Last week an article came out in the local newspaper that talked about a new path forward for the Legacy Centre.
For me, I don’t believe the article did a good job illustrating what was taking place, and how we got into this situation. To the reporter’s credit it is probably mostly my fault as I haven’t been very forthcoming with information. We have been working through the majority of the issues and some of the behind the scene details for the past several months.
In an effort to paint a clearer picture, here’s what’s happening.
The Legacy Centre is owned by a corporation with five equal members: Slave Lake Elks, Lesser Slave Lake Childcare Society, Town of Slave Lake, MD of Lesser Slave River and the Sawridge First Nation. It is run by a board with a rep from each as well as two public members.
The Legacy Centre was built to provide some community space which included a theatre that the Elks would operate, and some much needed daycare space that the childcare society would operate. Whatever it would cost to operate the building would be split between the parties, the Slave Lake Elks, and the Lesser Slave Lake Childcare Society.
We also have some additional rental space that the corporation has leased to WJS, this area is upstairs, and it provides revenue which offsets the cost to operate the building. The daycare side has been operating quite well and has been a great community asset. On the Slave Lake Elks side of the facility, the theatre space, bar and kitchen was set up to be operated by the Elks. Over the last 18 months the Elks have been handling all the set-up, cleaning, bookings and operation of this side of the building. This can be a monumental task for a group of dedicated volunteers.
In return for operating this side of the facility they would receive all the revenue, but also had to incur all the expenses.
The Elks are an extremely dedicated group of individuals who have been raising funds for this community for over 30 years. Having no building for two years has had its effect on their membership and taking on the operations of a $19 million dollar building that no one has ever operated and owned by a group that never before existed is a huge task. The Elks have been pouring their heart and soul into its operation, but busting your butt to make money for rent doesn’t inspire any community organization.
Over the past several months the corporation has been working with the Elks to develop a new path forward that adds capacity to the operations and sets up the Elks organization for future success and takes the burden off them. To that end the corporation has contracted the Town of Slave Lake to take over day to day operations, including bookings, and maintenance of the facility. The Elks will still operate the bar area and host their own events.
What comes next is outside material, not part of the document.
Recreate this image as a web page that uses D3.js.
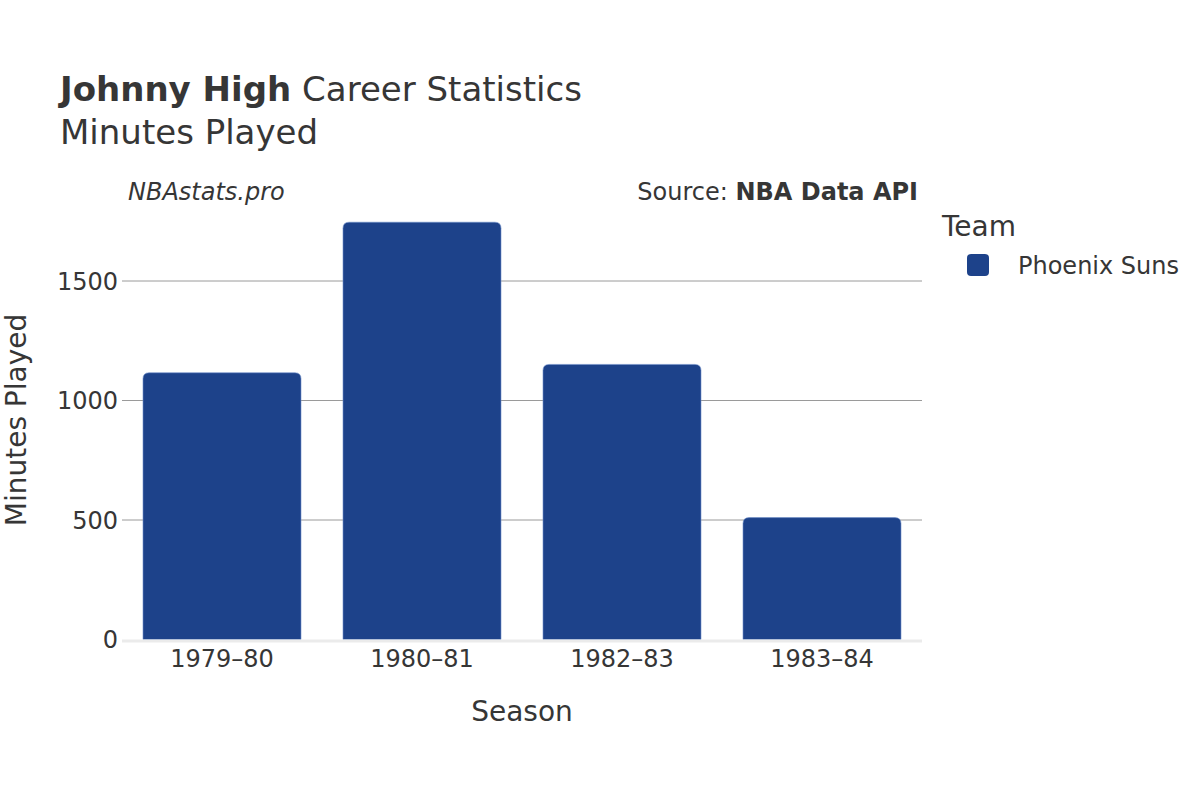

The corporation intends to grow the use of the hall, kitchen, community theatre, and two boardrooms, to make attempts to optimize use of the building. All current bookings will not be affected and by March 1st, the Town will take over bookings.
We hope with this increased capacity we can build upon the customer experience users get and let the Elks focus on what they do best... helping the community.
We will immediately be looking at the booking process, and see how we can tweak the process to make it more user-friendly. Then we will begin examining rates to make sure we are affordable, and attractive to users. We will also be working with local groups and industry to maximize usage. Over time we will see what we can do to develop our own programming and events for the space as well.
I want to thank the Elks for their dedication and commitment to this project. They, along with all the partners, have invested time, money, and energy to see this facility succeed.
Those same partners will continue to work together in this new evolution of the facility operation.
I want to say that this amenity adds to the quality of life of the residents of this region. I look forward to working with the rest of the corporation’s ownership to see its use maximized.